▼▼▼
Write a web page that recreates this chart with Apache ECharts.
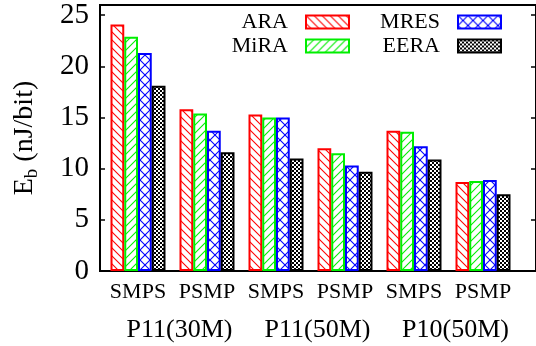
<!DOCTYPE html>
<html><head><meta charset="utf-8">
<script src="https://cdn.jsdelivr.net/npm/echarts@6/dist/echarts.min.js"></script>
<style>html,body{margin:0;padding:0;background:#fff}#c{width:536px;height:346px}</style>
</head><body><div id="c"></div>
<script>
const categories = ['SMPS','PSMP','SMPS','PSMP','SMPS','PSMP'];
const groups = ['P11(30M)','P11(50M)','P10(50M)'];
const ARA  = [24.1, 15.8, 15.3, 12.0, 13.7, 8.7];
const MiRA = [22.9, 15.4, 15.0, 11.5, 13.6, 8.8];
const MRES = [21.3, 13.7, 15.0, 10.3, 12.2, 8.9];
const EERA = [18.1, 11.6, 11.0, 9.7, 10.9, 7.5];
const yMin = 0, yMax = 26, yStep = 5;

const FONT = '"Liberation Serif", "Times New Roman", serif';

function pat(kind, color) {
  const c = document.createElement('canvas');
  const s = kind === 'cross' ? 10 : (kind === 'checker' ? 4 : 8);
  c.width = s; c.height = s;
  const g = c.getContext('2d');
  g.fillStyle = '#fff'; g.fillRect(0, 0, s, s);
  g.strokeStyle = color; g.lineWidth = 1.1;
  function line(x1, y1, x2, y2) { g.beginPath(); g.moveTo(x1, y1); g.lineTo(x2, y2); g.stroke(); }
  if (kind === 'back' || kind === 'cross') {
    line(-2, -2, s + 2, s + 2); line(-2, s - 2, 2, s + 2); line(s - 2, -2, s + 2, 2);
  }
  if (kind === 'fwd' || kind === 'cross') {
    line(-2, s + 2, s + 2, -2); line(-2, 2, 2, -2); line(s - 2, s + 2, s + 2, s - 2);
  }
  if (kind === 'checker') {
    g.fillStyle = '#000'; g.fillRect(0, 0, s, s);
    g.fillStyle = '#fff'; g.fillRect(0, 0, 2, 2); g.fillRect(2, 2, 2, 2);
  }
  return { image: c, repeat: 'repeat' };
}

function mk(name, data, color, kind) {
  return {
    name, type: 'bar', xAxisIndex: 1, yAxisIndex: 2, data,
    barWidth: 13.75, barGap: '0%',
    itemStyle: { color: pat(kind, color), borderColor: color, borderWidth: 2 },
    emphasis: { disabled: true }
  };
}

const legendBase = {
  orient: 'vertical', align: 'right', icon: 'rect', padding: 0,
  itemWidth: 43, itemHeight: 13, itemGap: 2, selectedMode: false,
  textStyle: { fontFamily: FONT, fontSize: 22, color: '#000', padding: [0, 13, 0, 0] }
};

const chart = echarts.init(document.getElementById('c'), null, { renderer: 'canvas' });
chart.setOption({
  animation: false,
  backgroundColor: '#fff',
  grid: [
    { left: 83, top: 5, width: 456, height: 266, show: true, borderColor: '#000', borderWidth: 2, backgroundColor: 'transparent' },
    { left: 103.5, top: 5, width: 414, height: 266 },
    { left: 110.5, top: 5, width: 414, height: 266 }
  ],
  legend: [
    Object.assign({}, legendBase, { data: ['ARA', 'MiRA'], right: 186, top: 11 }),
    Object.assign({}, legendBase, { data: ['MRES', 'EERA'], right: 34, top: 11 })
  ],
  xAxis: [
    { gridIndex: 0, type: 'category', data: [''], show: false },
    { gridIndex: 1, type: 'category', data: categories,
      axisLine: { show: false }, axisTick: { show: false },
      axisLabel: { fontFamily: FONT, fontSize: 22, color: '#000', margin: 10, interval: 0 } },
    { gridIndex: 2, type: 'category', data: groups,
      axisLine: { show: false }, axisTick: { show: false },
      axisLabel: { fontFamily: FONT, fontSize: 26, color: '#000', margin: 46, interval: 0 } }
  ],
  yAxis: [
    { gridIndex: 0, type: 'value', min: yMin, max: yMax, interval: yStep, position: 'left',
      axisLine: { show: true, lineStyle: { color: '#000', width: 2 } },
      axisTick: { show: true, inside: true, length: 5, lineStyle: { color: '#000', width: 1.5 } },
      splitLine: { show: false },
      axisLabel: { fontFamily: FONT, fontSize: 29, color: '#000', margin: 11, showMaxLabel: false },
      name: 'E{s|b} (nJ/bit)', nameLocation: 'middle', nameRotate: 90, nameGap: 58,
      nameTextStyle: { fontFamily: FONT, fontSize: 28, color: '#000', lineHeight: 34,
        rich: { s: { fontFamily: FONT, fontSize: 19, color: '#000', lineHeight: 16, verticalAlign: 'bottom' } } } },
    { gridIndex: 0, type: 'value', min: yMin, max: yMax, interval: yStep, position: 'right',
      axisLine: { show: true, lineStyle: { color: '#000', width: 2 } },
      axisTick: { show: true, inside: true, length: 5, lineStyle: { color: '#000', width: 1.5 } },
      splitLine: { show: false }, axisLabel: { show: false } },
    { gridIndex: 1, type: 'value', min: yMin, max: yMax, show: false },
    { gridIndex: 2, type: 'value', min: yMin, max: yMax, show: false }
  ],
  series: [
    mk('ARA', ARA, '#ff0000', 'back'),
    mk('MiRA', MiRA, '#00ee00', 'fwd'),
    mk('MRES', MRES, '#0000ff', 'cross'),
    mk('EERA', EERA, '#000000', 'checker')
  ]
});
</script></body></html>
▲▲▲
◆ The exercise
Extract the full listing above verbatim; pictures are to be left out of the copy.

◆ Written answer
Write a web page that recreates this chart with Apache ECharts.
<!DOCTYPE html>
<html><head><meta charset="utf-8">
<script src="https://cdn.jsdelivr.net/npm/echarts@6/dist/echarts.min.js"></script>
<style>html,body{margin:0;padding:0;background:#fff}#c{width:536px;height:346px}</style>
</head><body><div id="c"></div>
<script>
const categories = ['SMPS','PSMP','SMPS','PSMP','SMPS','PSMP'];
const groups = ['P11(30M)','P11(50M)','P10(50M)'];
const ARA  = [24.1, 15.8, 15.3, 12.0, 13.7, 8.7];
const MiRA = [22.9, 15.4, 15.0, 11.5, 13.6, 8.8];
const MRES = [21.3, 13.7, 15.0, 10.3, 12.2, 8.9];
const EERA = [18.1, 11.6, 11.0, 9.7, 10.9, 7.5];
const yMin = 0, yMax = 26, yStep = 5;

const FONT = '"Liberation Serif", "Times New Roman", serif';

function pat(kind, color) {
  const c = document.createElement('canvas');
  const s = kind === 'cross' ? 10 : (kind === 'checker' ? 4 : 8);
  c.width = s; c.height = s;
  const g = c.getContext('2d');
  g.fillStyle = '#fff'; g.fillRect(0, 0, s, s);
  g.strokeStyle = color; g.lineWidth = 1.1;
  function line(x1, y1, x2, y2) { g.beginPath(); g.moveTo(x1, y1); g.lineTo(x2, y2); g.stroke(); }
  if (kind === 'back' || kind === 'cross') {
    line(-2, -2, s + 2, s + 2); line(-2, s - 2, 2, s + 2); line(s - 2, -2, s + 2, 2);
  }
  if (kind === 'fwd' || kind === 'cross') {
    line(-2, s + 2, s + 2, -2); line(-2, 2, 2, -2); line(s - 2, s + 2, s + 2, s - 2);
  }
  if (kind === 'checker') {
    g.fillStyle = '#000'; g.fillRect(0, 0, s, s);
    g.fillStyle = '#fff'; g.fillRect(0, 0, 2, 2); g.fillRect(2, 2, 2, 2);
  }
  return { image: c, repeat: 'repeat' };
}

function mk(name, data, color, kind) {
  return {
    name, type: 'bar', xAxisIndex: 1, yAxisIndex: 2, data,
    barWidth: 13.75, barGap: '0%',
    itemStyle: { color: pat(kind, color), borderColor: color, borderWidth: 2 },
    emphasis: { disabled: true }
  };
}

const legendBase = {
  orient: 'vertical', align: 'right', icon: 'rect', padding: 0,
  itemWidth: 43, itemHeight: 13, itemGap: 2, selectedMode: false,
  textStyle: { fontFamily: FONT, fontSize: 22, color: '#000', padding: [0, 13, 0, 0] }
};

const chart = echarts.init(document.getElementById('c'), null, { renderer: 'canvas' });
chart.setOption({
  animation: false,
  backgroundColor: '#fff',
  grid: [
    { left: 83, top: 5, width: 456, height: 266, show: true, borderColor: '#000', borderWidth: 2, backgroundColor: 'transparent' },
    { left: 103.5, top: 5, width: 414, height: 266 },
    { left: 110.5, top: 5, width: 414, height: 266 }
  ],
  legend: [
    Object.assign({}, legendBase, { data: ['ARA', 'MiRA'], right: 186, top: 11 }),
    Object.assign({}, legendBase, { data: ['MRES', 'EERA'], right: 34, top: 11 })
  ],
  xAxis: [
    { gridIndex: 0, type: 'category', data: [''], show: false },
    { gridIndex: 1, type: 'category', data: categories,
      axisLine: { show: false }, axisTick: { show: false },
      axisLabel: { fontFamily: FONT, fontSize: 22, color: '#000', margin: 10, interval: 0 } },
    { gridIndex: 2, type: 'category', data: groups,
      axisLine: { show: false }, axisTick: { show: false },
      axisLabel: { fontFamily: FONT, fontSize: 26, color: '#000', margin: 46, interval: 0 } }
  ],
  yAxis: [
    { gridIndex: 0, type: 'value', min: yMin, max: yMax, interval: yStep, position: 'left',
      axisLine: { show: true, lineStyle: { color: '#000', width: 2 } },
      axisTick: { show: true, inside: true, length: 5, lineStyle: { color: '#000', width: 1.5 } },
      splitLine: { show: false },
      axisLabel: { fontFamily: FONT, fontSize: 29, color: '#000', margin: 11, showMaxLabel: false },
      name: 'E{s|b} (nJ/bit)', nameLocation: 'middle', nameRotate: 90, nameGap: 58,
      nameTextStyle: { fontFamily: FONT, fontSize: 28, color: '#000', lineHeight: 34,
        rich: { s: { fontFamily: FONT, fontSize: 19, color: '#000', lineHeight: 16, verticalAlign: 'bottom' } } } },
    { gridIndex: 0, type: 'value', min: yMin, max: yMax, interval: yStep, position: 'right',
      axisLine: { show: true, lineStyle: { color: '#000', width: 2 } },
      axisTick: { show: true, inside: true, length: 5, lineStyle: { color: '#000', width: 1.5 } },
      splitLine: { show: false }, axisLabel: { show: false } },
    { gridIndex: 1, type: 'value', min: yMin, max: yMax, show: false },
    { gridIndex: 2, type: 'value', min: yMin, max: yMax, show: false }
  ],
  series: [
    mk('ARA', ARA, '#ff0000', 'back'),
    mk('MiRA', MiRA, '#00ee00', 'fwd'),
    mk('MRES', MRES, '#0000ff', 'cross'),
    mk('EERA', EERA, '#000000', 'checker')
  ]
});
</script></body></html>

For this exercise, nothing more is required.